Once this generation’s financial situation improves, it’s unlikely that they’ll be embracing retail banks wholesale. Instead, they may turn to the thriving system of non-bank services—which also offer more choices to people with no or poor credit. Between 2013 and 2014, the number of loans to subprime borrowers arranged by online loan startup LendingTree soared 761 percent. And Millennials would welcome even more disruption: One recent survey found that 49 percent of 18- to 29-year-olds would consider alternative banking services from digital providers like Google, compared to only 16 percent of those age 55 and over.
For smaller banks, the road ahead looks even rockier. Many don’t have the resources to cover rising regulatory compliance costs, and they haven’t had alternate revenue streams to lean on as their bread-and-butter business has flattened. The rise of mobile banking technologies has also created a fiercer competitive environment where nimble upstarts can readily absorb rivals across local and state lines. In 2013, following decades of decline, the number of banks nationwide fell to a record low (6,981, down from a peak of more than 18,000 in the mid-1980s).

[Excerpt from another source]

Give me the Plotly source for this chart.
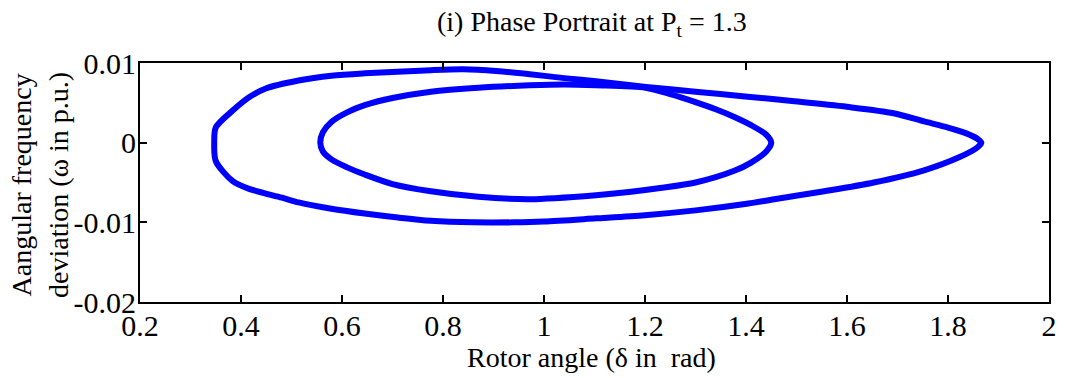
import plotly.graph_objects as go

# outer orbit (delta in rad, omega in p.u.)
outer_delta = [0.347, 0.350, 0.383, 0.416, 0.449, 0.514, 0.579, 0.645, 0.710, 0.776, 0.840,
               0.905, 0.972, 1.040, 1.103, 1.202, 1.300, 1.398, 1.496, 1.600, 1.692, 1.751,
               1.800, 1.835, 1.858, 1.866,
               1.858, 1.823, 1.751, 1.653, 1.555, 1.456, 1.398, 1.300, 1.200,
               1.103, 1.000, 0.940, 0.860, 0.776, 0.711, 0.645, 0.579, 0.514, 0.481, 0.416,
               0.383, 0.350, 0.347]
outer_omega = [0.0, 0.0019, 0.0040, 0.0057, 0.0068, 0.0078, 0.0084, 0.0087, 0.0089, 0.0091, 0.0092,
               0.0090, 0.0086, 0.0081, 0.0077, 0.0070, 0.0064, 0.0058, 0.0052, 0.0045, 0.0037, 0.0027,
               0.0019, 0.0012, 0.0005, 0.0,
               -0.0006, -0.0018, -0.0035, -0.0050, -0.0061, -0.0071, -0.0077, -0.0085, -0.0091,
               -0.0095, -0.0099, -0.0100, -0.0100, -0.0098, -0.0094, -0.0089, -0.0083, -0.0075, -0.0069, -0.0058,
               -0.0048, -0.0023, 0.0]

# inner orbit
inner_delta = [0.557, 0.562, 0.579, 0.610, 0.645, 0.700, 0.776, 0.870, 0.972, 1.040, 1.103,
               1.201, 1.250, 1.300, 1.340, 1.378, 1.410, 1.440, 1.450,
               1.440, 1.410, 1.378, 1.300, 1.230, 1.168, 1.103, 0.972, 0.870, 0.776,
               0.700, 0.645, 0.610, 0.579, 0.562, 0.557]
inner_omega = [0.0, 0.0013, 0.0026, 0.0038, 0.0047, 0.0056, 0.0064, 0.0069, 0.0072, 0.0073, 0.0072,
               0.0069, 0.0061, 0.0051, 0.0042, 0.0032, 0.0022, 0.0010, 0.0,
               -0.0011, -0.0025, -0.0035, -0.0050, -0.0057, -0.0062, -0.0066, -0.0071, -0.0068, -0.0061,
               -0.0052, -0.0040, -0.0031, -0.0021, -0.0011, 0.0]

x_ticks = [0.2, 0.4, 0.6, 0.8, 1.0, 1.2, 1.4, 1.6, 1.8, 2.0]
x_labels = ["0.2", "0.4", "0.6", "0.8", "1", "1.2", "1.4", "1.6", "1.8", "2"]
y_ticks = [0.01, 0.0, -0.01, -0.02]
y_labels = ["0.01", "0", "-0.01", "-0.02"]

serif = "Liberation Serif, Times New Roman, serif"

fig = go.Figure()
for xs, ys in [(outer_delta, outer_omega), (inner_delta, inner_omega)]:
    fig.add_trace(go.Scatter(x=xs, y=ys, mode="lines",
                             line=dict(color="#0000ff", width=6, shape="spline", smoothing=0.8),
                             showlegend=False, hoverinfo="skip"))

axis_style = dict(showgrid=False, zeroline=False, showline=True, linecolor="black", linewidth=2,
                  mirror="ticks", ticks="inside", ticklen=7, tickwidth=2, tickcolor="black",
                  ticklabeloverflow="allow", ticklabelstandoff=-4,
                  tickfont=dict(family=serif, size=30, color="black"))

fig.update_xaxes(range=[0.2, 2.0], tickvals=x_ticks, ticktext=x_labels, **axis_style)
fig.update_yaxes(range=[-0.02, 0.01], tickvals=y_ticks, ticktext=y_labels, **axis_style)

# page body has an 8px margin, so the figure is 8px smaller and the margins shifted
fig.update_layout(
    width=1060, height=370,
    margin=dict(l=132, r=11, t=55, b=76),
    paper_bgcolor="white", plot_bgcolor="white",
    font=dict(family=serif, color="black"),
    annotations=[
        dict(text="(i) Phase Portrait at P<sub>t</sub> = 1.3", xref="paper", yref="paper",
             x=0.497, y=1.0, xanchor="center", yanchor="middle", yshift=40,
             showarrow=False, font=dict(size=28)),
        dict(text="Rotor angle (δ in  rad)", xref="paper", yref="paper",
             x=0.497, y=0, xanchor="center", yanchor="middle", yshift=-55,
             showarrow=False, font=dict(size=28)),
        dict(text="Aangular frequency<br>deviation (ω in p.u.)", xref="paper", yref="paper",
             x=0, y=0.49, xanchor="center", yanchor="middle", xshift=-100,
             showarrow=False, textangle=-90, font=dict(size=28)),
    ],
)

fig.write_html("out.html")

At the same time, small lenders do hold one key advantage over their Wall Street counterparts. These banks make the lion’s share of loans to small businesses and have fierce defenders who see them as a pillar of their communities—a major selling point to young consumers already committed to buying close to home (see:“The New Localism”). In the past five years, only two new U.S. banks have opened—with the founders of both emphasizing the importance of personal relationships and the desire to reach underserved markets. One, Bank of Bird-in-Hand, has found success catering to the Amish community in Pennsylvania. The other, New Hampshire’s Primary Bank, focuses on lending to small and midsized businesses. “People here like going to see the bank president at his house on Saturday morning,” president Bill Greiner told The Wall Street Journal. “They like to know things are going to be locally owned.”
Most of the questions on Wall Street and Main Street can only be answered with time. Perhaps more than in any other industry, its future performance is also closely linked to external factors—namely, the state of the economy at home and around the world. All banks can do is continue making adjustments to suit the new regulatory regime—and try their best to rehabilitate their image before upstarts steal the next generation away.